Espionage groups from China, Russia, and other nations have burned at least two dozen zero-days in edge devices over the past year in attempts to break into defense contractors' networks, according to analyses from Google and Recorded Future. Cyber operations have become a continuous instrument of national defense, and the defense industrial base (DIB) is squarely in the crosshairs.

Google's Threat Intelligence Group says China-linked actors keep aggressively targeting military contractors, deploying zero-day exploits against edge appliances for initial access, while Russian intelligence-tied groups have gone after secure messaging apps used by Ukrainian forces and worked to identify drone operators. The dominant strategy, GTIG's Luke McNamara says, is pre-positioning: organizations should assume continuous access-building rather than only headline-grabbing destructive events.

Edge devices — VPN appliances and security gateways from vendors like Cisco, Citrix, Fortinet, Ivanti, Juniper, Palo Alto Networks, and SonicWall — are the favored entry point. CISA's Known Exploited Vulnerabilities catalog records 26 edge-device vulnerabilities exploited in 2025 and 35 in 2024, with more than 100 such flaws abused over the past four years. These appliances are internet-facing, slower to patch, and less closely monitored than endpoints, Recorded Future's Levi Gundert notes.

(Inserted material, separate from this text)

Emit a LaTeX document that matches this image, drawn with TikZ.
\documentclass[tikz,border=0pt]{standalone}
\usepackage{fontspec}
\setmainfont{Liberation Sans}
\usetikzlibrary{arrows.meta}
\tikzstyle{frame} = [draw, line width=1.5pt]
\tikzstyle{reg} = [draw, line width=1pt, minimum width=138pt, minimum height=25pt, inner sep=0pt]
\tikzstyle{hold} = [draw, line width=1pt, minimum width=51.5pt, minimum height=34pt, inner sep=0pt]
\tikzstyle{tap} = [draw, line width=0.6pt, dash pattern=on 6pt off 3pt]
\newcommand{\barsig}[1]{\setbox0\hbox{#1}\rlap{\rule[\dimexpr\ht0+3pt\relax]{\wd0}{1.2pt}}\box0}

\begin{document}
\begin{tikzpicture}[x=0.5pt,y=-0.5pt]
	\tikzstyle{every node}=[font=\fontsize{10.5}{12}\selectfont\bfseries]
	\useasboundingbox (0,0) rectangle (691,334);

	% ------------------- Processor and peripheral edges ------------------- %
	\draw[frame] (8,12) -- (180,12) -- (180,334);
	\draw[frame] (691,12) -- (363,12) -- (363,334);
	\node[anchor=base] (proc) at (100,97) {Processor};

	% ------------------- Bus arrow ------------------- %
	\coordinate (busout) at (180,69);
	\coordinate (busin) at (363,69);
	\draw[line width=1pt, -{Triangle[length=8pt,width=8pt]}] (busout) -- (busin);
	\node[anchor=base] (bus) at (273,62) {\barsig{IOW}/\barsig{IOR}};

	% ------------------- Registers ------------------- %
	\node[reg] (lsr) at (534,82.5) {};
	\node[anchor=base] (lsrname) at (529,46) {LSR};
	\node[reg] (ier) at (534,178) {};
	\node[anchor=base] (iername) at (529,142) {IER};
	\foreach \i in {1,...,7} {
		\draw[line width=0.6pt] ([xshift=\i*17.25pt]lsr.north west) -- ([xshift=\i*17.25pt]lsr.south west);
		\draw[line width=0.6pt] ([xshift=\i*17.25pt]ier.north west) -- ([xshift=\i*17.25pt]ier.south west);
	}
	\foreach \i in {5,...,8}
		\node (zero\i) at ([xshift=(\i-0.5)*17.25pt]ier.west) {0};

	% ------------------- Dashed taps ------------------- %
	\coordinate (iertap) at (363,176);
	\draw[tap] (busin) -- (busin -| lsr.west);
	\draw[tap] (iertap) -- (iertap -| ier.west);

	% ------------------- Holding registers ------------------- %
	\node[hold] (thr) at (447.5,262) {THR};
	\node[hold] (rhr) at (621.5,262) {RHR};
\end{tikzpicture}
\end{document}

Rather than stockpiling bugs, leading state actors invest in covertly accumulating access to identities, networks, and edge infrastructure — persistent collection in peacetime that preserves disruptive options in a crisis. The edge is not the only avenue: North Korea's APT43 has impersonated U.S. and German defense firms to steal credentials and plant backdoors, while UNC2970 has collected intelligence on defense and cybersecurity companies alike.